» SET TASK
Print only the lines from the top of the data through the line with "var K = 1000;", both included, skipping every picture.

» SUPPLIED MATERIAL
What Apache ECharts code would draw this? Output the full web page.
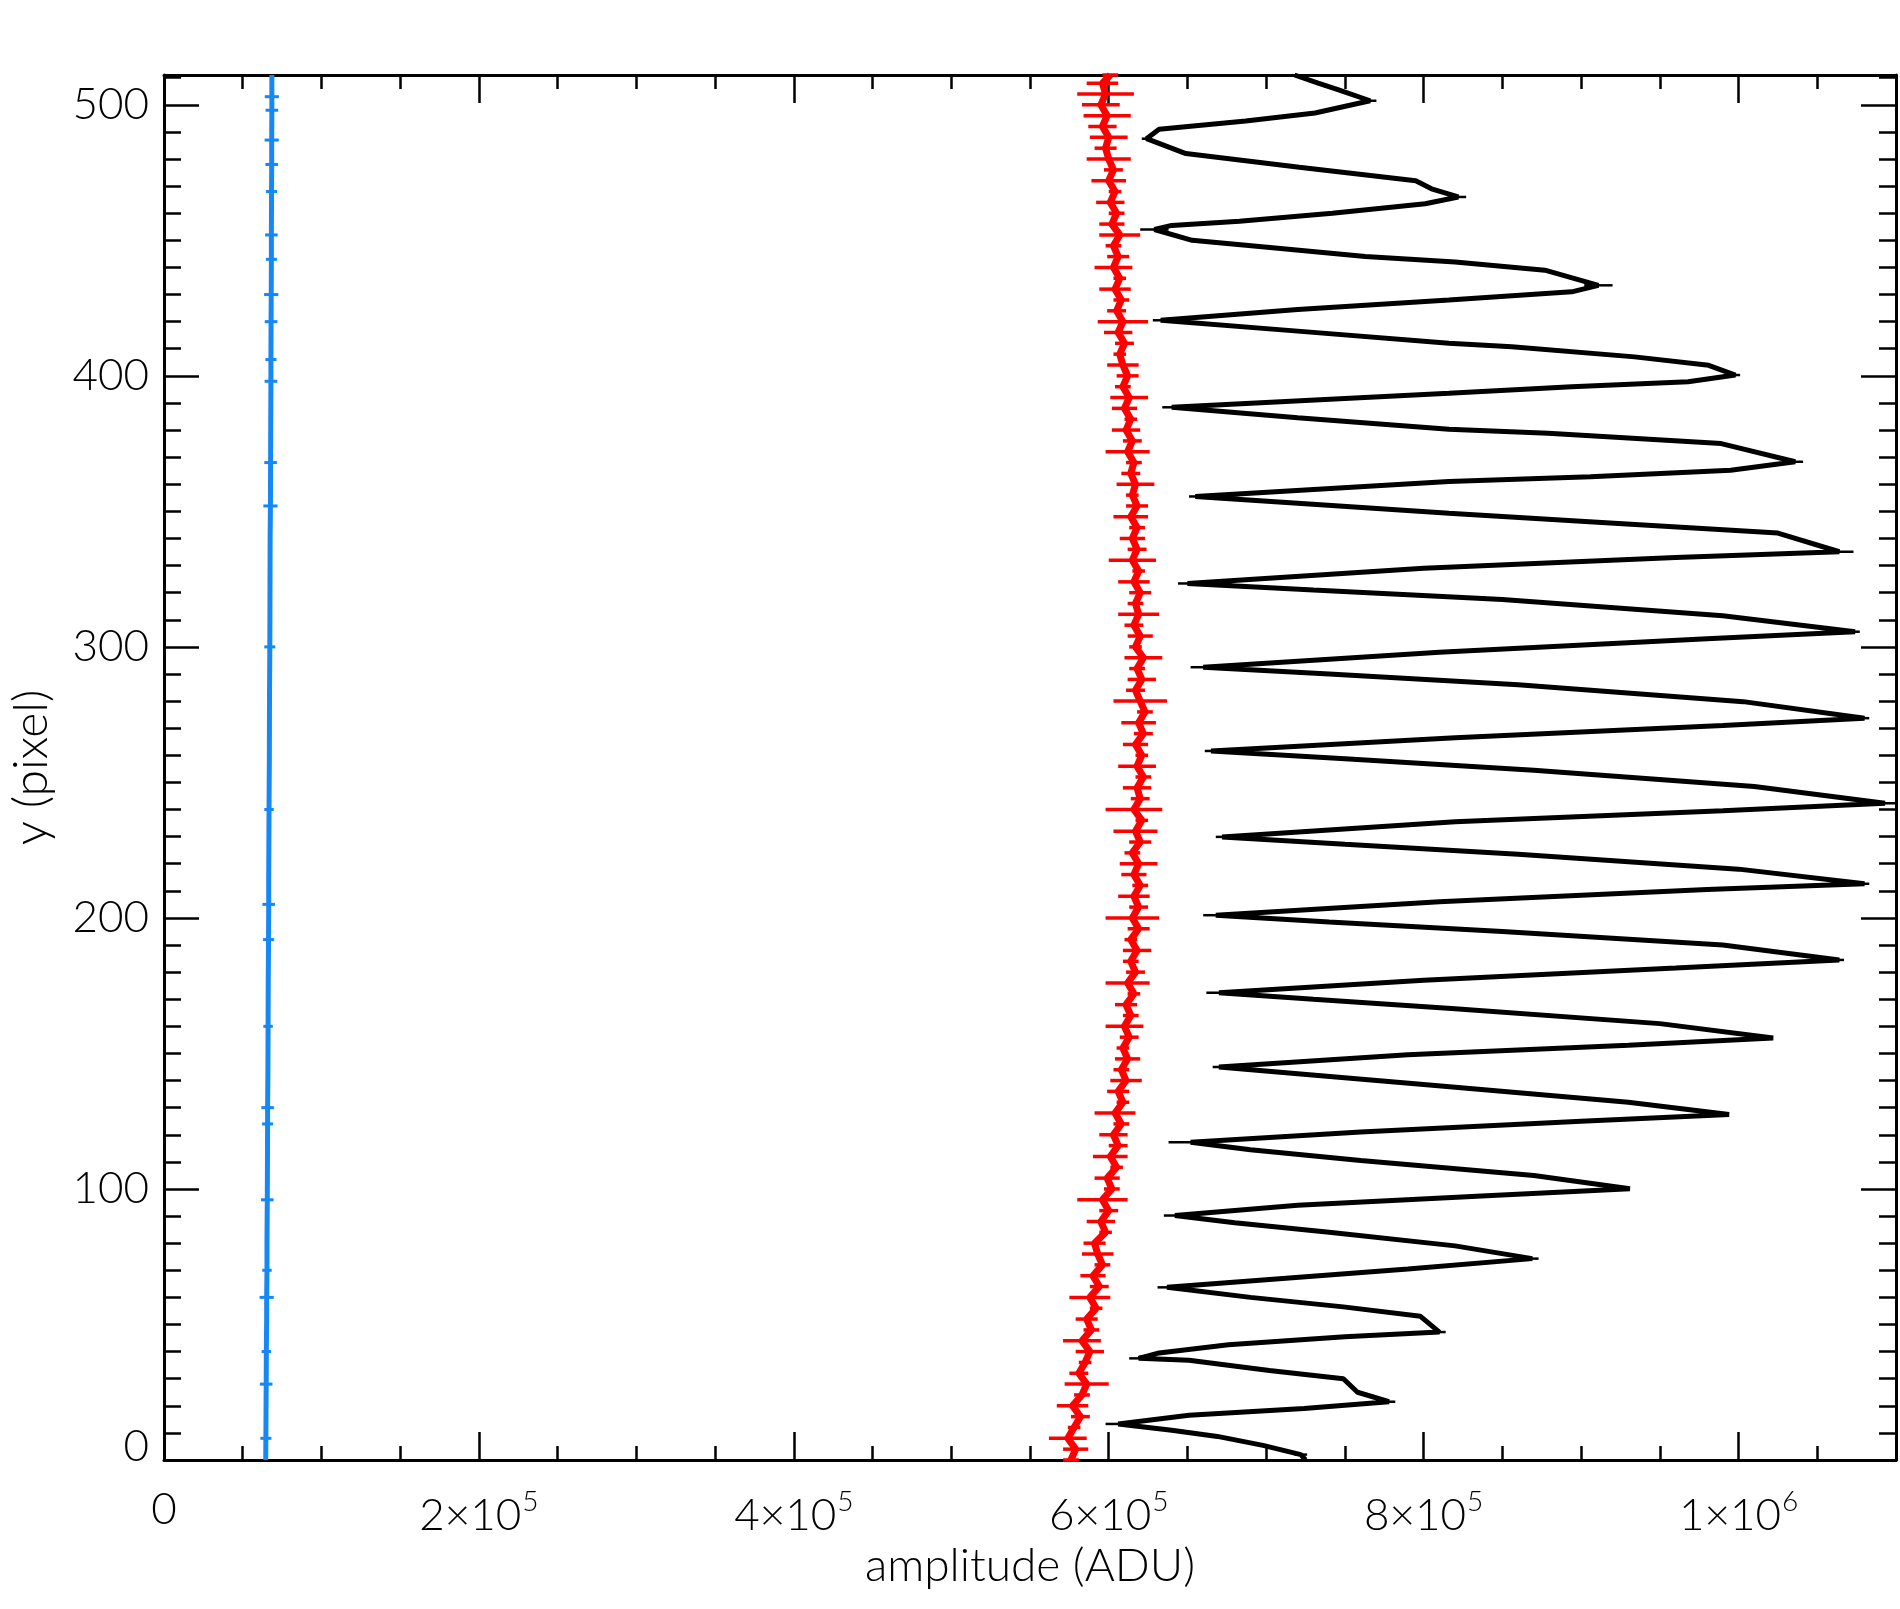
<!DOCTYPE html>
<html style="height: 100%">
<head>
    <meta charset="utf-8">
    <script src="https://cdn.jsdelivr.net/npm/echarts@6/dist/echarts.min.js"></script>
</head>
<body style="height: 100%; margin: 0; background: #fff">
    <div id="main" style="width:1900px;height:1609px;"></div>
    <script type="text/javascript">
    // amplitudes are read in units of 1000 ADU
    var K = 1000;

    // blue profile: y (pixel), amplitude, error half-width
    var blueY = [0, 8, 18, 28, 40, 52, 60, 70, 80, 96, 110, 124, 130, 144, 160, 176, 192, 205, 215, 240,
        258, 280, 300, 320, 340, 352, 368, 384, 398, 406, 420, 430, 443, 452, 468, 478, 487, 498, 503, 511];
    var blueX = [64.6, 64.7, 64.8, 64.9, 65.0, 65.2, 65.2, 65.4, 65.4, 65.6, 65.7, 65.8, 65.8, 66.0, 66.1, 66.2, 66.4, 66.5, 66.5, 66.7,
        66.9, 67.0, 67.2, 67.3, 67.4, 67.6, 67.7, 67.8, 67.9, 67.9, 68.0, 68.1, 68.2, 68.2, 68.3, 68.4, 68.4, 68.5, 68.5, 68.5];
    var blueErr = [0, 3.5, 0, 4, 3, 0, 4.5, 3, 0, 4, 0, 3.5, 4, 0, 3, 0, 3.5, 4, 0, 3,
        0, 0, 3.5, 0, 0, 4.5, 4, 0, 4, 3.5, 4, 4.5, 3.5, 4, 3.5, 4, 4.5, 4, 4.5, 0];

    // red profile: [y, amplitude, error half-width]
    var redRows = [
        [0, 576, 5], [4, 579, 8], [8, 574, 12], [12, 578, 4], [16, 582, 6], [20, 577, 10], [24, 583, 5], [28, 586, 14],
        [32, 581, 6], [36, 585, 4], [40, 588, 9], [44, 583, 12], [48, 589, 5], [52, 586, 7], [56, 592, 4], [60, 588, 13],
        [64, 594, 6], [68, 590, 8], [72, 596, 5], [76, 593, 10], [80, 591, 7], [84, 598, 4], [88, 595, 9], [92, 600, 6],
        [96, 596, 16], [100, 602, 5], [104, 599, 8], [108, 605, 4], [112, 601, 11], [116, 606, 6], [120, 603, 9], [124, 608, 5],
        [128, 604, 13], [132, 609, 4], [136, 606, 7], [140, 611, 10], [144, 608, 5], [148, 612, 8], [152, 609, 4], [156, 613, 6],
        [160, 610, 12], [164, 614, 5], [168, 611, 7], [172, 616, 4], [176, 612, 14], [180, 617, 6], [184, 614, 5], [188, 618, 9],
        [192, 614, 4], [196, 619, 7], [200, 615, 17], [204, 619, 6], [208, 616, 10], [212, 620, 5], [216, 616, 8], [220, 619, 12],
        [224, 615, 5], [228, 620, 7], [232, 617, 14], [236, 621, 4], [240, 616, 18], [244, 620, 6], [248, 618, 9], [252, 622, 5],
        [256, 618, 12], [260, 621, 4], [264, 617, 8], [268, 622, 6], [272, 619, 11], [276, 623, 5], [280, 620, 17], [284, 617, 6],
        [288, 621, 9], [292, 618, 5], [296, 622, 12], [300, 617, 4], [304, 620, 8], [308, 616, 6], [312, 619, 13], [316, 617, 5],
        [320, 620, 7], [324, 616, 10], [328, 619, 4], [332, 615, 15], [336, 618, 6], [340, 615, 8], [344, 618, 5], [348, 614, 11],
        [352, 618, 7], [356, 615, 4], [360, 617, 12], [364, 614, 6], [368, 616, 5], [372, 612, 14], [376, 615, 6], [380, 611, 9],
        [384, 614, 4], [388, 610, 8], [392, 613, 12], [396, 609, 5], [400, 612, 7], [404, 609, 10], [408, 607, 4], [412, 610, 6],
        [416, 606, 9], [420, 609, 16], [424, 605, 6], [428, 608, 5], [432, 604, 10], [436, 607, 4], [440, 603, 12], [444, 606, 7],
        [448, 603, 5], [452, 607, 13], [456, 602, 8], [460, 605, 5], [464, 601, 9], [468, 604, 4], [472, 600, 11], [476, 603, 6],
        [480, 600, 14], [484, 598, 7], [488, 600, 12], [492, 596, 9], [496, 599, 15], [500, 595, 12], [504, 598, 18], [508, 596, 10],
        [511, 601, 5]
    ];

    // black fringe profile: [amplitude, y, error half-width]
    var blackRows = [
        [725, 0, 0], [722, 2, 4], [698, 5.4, 0], [669, 8.7, 0], [640, 11, 0], [606, 13.3, 8],
        [651, 16.5, 0], [724, 19, 0], [778, 21.5, 4], [758, 25, 0], [749, 30, 0], [702, 33, 0], [651, 36.8, 0], [619, 37.5, 6],
        [632, 39.5, 0], [676, 42.5, 0], [750, 45.5, 0], [810, 47.2, 4], [798, 53, 0], [749, 56.5, 0], [690, 60, 0], [637, 63.7, 6],
        [700, 66.5, 0], [790, 70.5, 0], [869, 74.3, 4], [820, 79, 0], [740, 84, 0], [680, 87.5, 0], [642, 90.2, 7],
        [720, 94, 0], [840, 97.5, 0], [931, 100.1, 0], [870, 105, 0], [760, 110.5, 0], [690, 114.5, 0], [652, 117.2, 14],
        [760, 121, 0], [900, 125, 0], [994, 127.5, 0], [930, 132, 0], [800, 138.5, 0], [720, 142.5, 0], [670, 145, 4],
        [790, 149.5, 0], [930, 153, 0], [1022, 155.7, 0], [950, 161, 0], [820, 166.5, 0], [730, 170, 0], [670, 172.4, 8],
        [800, 177, 0], [960, 181.5, 0], [1064, 184.5, 3], [990, 190, 0], [850, 195, 0], [740, 198.5, 0], [668, 201, 8],
        [810, 206, 0], [980, 210.5, 0], [1080, 212.6, 3], [1000, 218, 0], [860, 223.5, 0], [750, 227.2, 0], [672, 229.9, 4],
        [820, 235.5, 0], [990, 239.5, 0], [1093, 242.3, 8], [1010, 248.5, 0], [870, 254.5, 0], [750, 258.7, 0], [665, 261.6, 4],
        [820, 266.5, 0], [990, 271, 0], [1080, 273.7, 3], [1003, 279.8, 0], [860, 286, 0], [740, 290, 0], [660, 292.5, 8],
        [810, 298, 0], [980, 303, 0], [1074, 305.6, 3], [990, 311.5, 0], [850, 317.5, 0], [730, 321, 0], [650, 323.4, 6],
        [800, 329, 0], [960, 333, 0], [1064, 335.1, 9], [1025, 342, 0], [921, 345.6, 0], [816, 349.3, 0], [720, 353, 0], [655, 355.5, 4],
        [816, 361, 0], [906, 362.8, 0], [995, 365.2, 0], [1036, 368.3, 5], [989, 375, 0], [879, 378.8, 0], [816, 380.3, 0], [720, 384.5, 0], [640, 388.4, 6],
        [816, 393.6, 0], [894, 396, 0], [968, 397.8, 0], [998, 400.3, 3], [981, 403.9, 0], [934, 407, 0], [856, 410.7, 0], [816, 412, 0], [720, 416.5, 0], [633, 420.5, 5],
        [720, 424.5, 0], [816, 428, 0], [894, 431, 0], [911, 433.4, 9], [877, 439, 0], [820, 442, 0], [763, 444, 0], [699, 447.5, 0], [653, 450, 0], [629, 454, 9],
        [640, 455.5, 0], [683, 457, 0], [742, 460, 0], [801, 463.5, 0], [822, 466, 5], [805, 469, 0], [795, 472, 0], [721, 477, 0], [649, 482, 0], [624, 487.5, 3],
        [632, 491, 0], [687, 494, 0], [731, 497, 0], [766, 501.5, 4], [746, 505.5, 0], [733, 508, 0], [718, 511, 0]
    ];

    var xMax = 1100000;
    var yMax = 511;

    var blueLine = blueY.map(function (y, i) { return [blueX[i] * K, y]; });
    var blueBars = [];
    blueY.forEach(function (y, i) {
        if (blueErr[i] > 0) blueBars.push([(blueX[i] - blueErr[i]) * K, (blueX[i] + blueErr[i]) * K, y]);
    });
    var redLine = redRows.map(function (r) { return [r[1] * K, r[0]]; });
    var redBars = redRows.map(function (r) { return [(r[1] - r[2]) * K, (r[1] + r[2]) * K, r[0]]; });
    var blackLine = blackRows.map(function (r) { return [r[0] * K, r[1]]; });
    var blackBars = [];
    blackRows.forEach(function (r) {
        if (r[2] > 0) blackBars.push([(r[0] - r[2]) * K, (r[0] + r[2]) * K, r[1]]);
    });

    var FONT = "Lato, 'DejaVu Sans', sans-serif";
    var WEIGHT = 300;

    function errorBars(color, width) {
        return function (params, api) {
            var y = api.value(2);
            var a = api.coord([api.value(0), y]);
            var b = api.coord([api.value(1), y]);
            return {
                type: 'line',
                shape: { x1: a[0], y1: a[1], x2: b[0], y2: b[1] },
                style: { stroke: color, lineWidth: width }
            };
        };
    }

    function xAxisOf(pos, interval, tickLen, main) {
        return {
            type: 'value', position: pos, min: 0, max: xMax, interval: interval,
            axisLine: { show: main, onZero: false, lineStyle: { color: '#000', width: 3 } },
            axisTick: { show: true, inside: true, length: tickLen, lineStyle: { color: '#000', width: 2.5 } },
            axisLabel: { show: false },
            splitLine: { show: false }
        };
    }
    function yAxisOf(pos, interval, tickLen, main) {
        return {
            type: 'value', position: pos, min: 0, max: yMax, interval: interval,
            axisLine: { show: main, onZero: false, lineStyle: { color: '#000', width: 3 } },
            axisTick: { show: true, inside: true, length: tickLen, lineStyle: { color: '#000', width: 2.5 } },
            axisLabel: { show: false },
            splitLine: { show: false }
        };
    }

    var xBottom = xAxisOf('bottom', 200000, 28, true);
    xBottom.axisLabel = {
        show: true, interval: 0, margin: 28, color: '#000', fontFamily: FONT, fontWeight: WEIGHT, fontSize: 44,
        formatter: function (v) {
            if (v % 200000 !== 0) return '';
            if (v === 0) return '{b|0}';
            if (v === 1000000) return '{b|1×10}{s|6}';
            return '{b|' + (v / 100000) + '×10}{s|5}';
        },
        rich: {
            b: { fontFamily: FONT, fontWeight: WEIGHT, fontSize: 44, color: '#000' },
            s: { fontFamily: FONT, fontWeight: WEIGHT, fontSize: 28, color: '#000', padding: [0, 0, 28, 1] }
        }
    };
    xBottom.name = 'amplitude (ADU)';
    xBottom.nameLocation = 'middle';
    xBottom.nameGap = 80;
    xBottom.nameTextStyle = { fontFamily: FONT, fontWeight: WEIGHT, fontSize: 46, color: '#000' };

    var yLeft = yAxisOf('left', 100, 35, true);
    yLeft.axisLabel = {
        show: true, interval: 0, margin: 15, color: '#000', fontFamily: FONT, fontWeight: WEIGHT, fontSize: 44,
        formatter: function (v) {
            if (v % 100 !== 0) return '';
            if (v === 0) return '{z|0}';
            return String(v);
        },
        rich: {
            z: { fontFamily: FONT, fontWeight: WEIGHT, fontSize: 44, color: '#000', padding: [0, 0, 26, 0] }
        }
    };
    yLeft.name = 'y (pixel)';
    yLeft.nameLocation = 'middle';
    yLeft.nameRotate = 90;
    yLeft.nameGap = 108;
    yLeft.nameTextStyle = { fontFamily: FONT, fontWeight: WEIGHT, fontSize: 48, color: '#000' };

    var myChart = echarts.init(document.getElementById('main'), null, { renderer: 'canvas' });
    var option = {
        backgroundColor: '#fff',
        animation: false,
        grid: { left: 164, right: 4, top: 75, bottom: 149 },
        xAxis: [
            xBottom,
            xAxisOf('bottom', 50000, 14, false),
            xAxisOf('top', 200000, 28, true),
            xAxisOf('top', 50000, 14, false)
        ],
        yAxis: [
            yLeft,
            yAxisOf('left', 10, 17, false),
            yAxisOf('right', 100, 35, true),
            yAxisOf('right', 10, 17, false)
        ],
        series: [
            {
                name: 'blue', type: 'line', data: blueLine, showSymbol: false, z: 3,
                lineStyle: { color: '#1688f5', width: 5 }
            },
            {
                name: 'blue err', type: 'custom', data: blueBars, z: 3,
                encode: { x: [0, 1], y: 2 }, renderItem: errorBars('#1688f5', 3)
            },
            {
                name: 'black', type: 'line', data: blackLine, showSymbol: false, z: 4,
                lineStyle: { color: '#000', width: 5 }
            },
            {
                name: 'black err', type: 'custom', data: blackBars, z: 4,
                encode: { x: [0, 1], y: 2 }, renderItem: errorBars('#000', 2.5)
            },
            {
                name: 'red', type: 'line', data: redLine, showSymbol: false, z: 5,
                lineStyle: { color: '#ff0000', width: 7, join: 'bevel' }
            },
            {
                name: 'red err', type: 'custom', data: redBars, z: 5,
                encode: { x: [0, 1], y: 2 }, renderItem: errorBars('#ff0000', 3.5)
            }
        ]
    };
    myChart.setOption(option);
    </script>
</body>
</html>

» THE ANSWER
What Apache ECharts code would draw this? Output the full web page.
<!DOCTYPE html>
<html style="height: 100%">
<head>
    <meta charset="utf-8">
    <script src="https://cdn.jsdelivr.net/npm/echarts@6/dist/echarts.min.js"></script>
</head>
<body style="height: 100%; margin: 0; background: #fff">
    <div id="main" style="width:1900px;height:1609px;"></div>
    <script type="text/javascript">
    // amplitudes are read in units of 1000 ADU
    var K = 1000;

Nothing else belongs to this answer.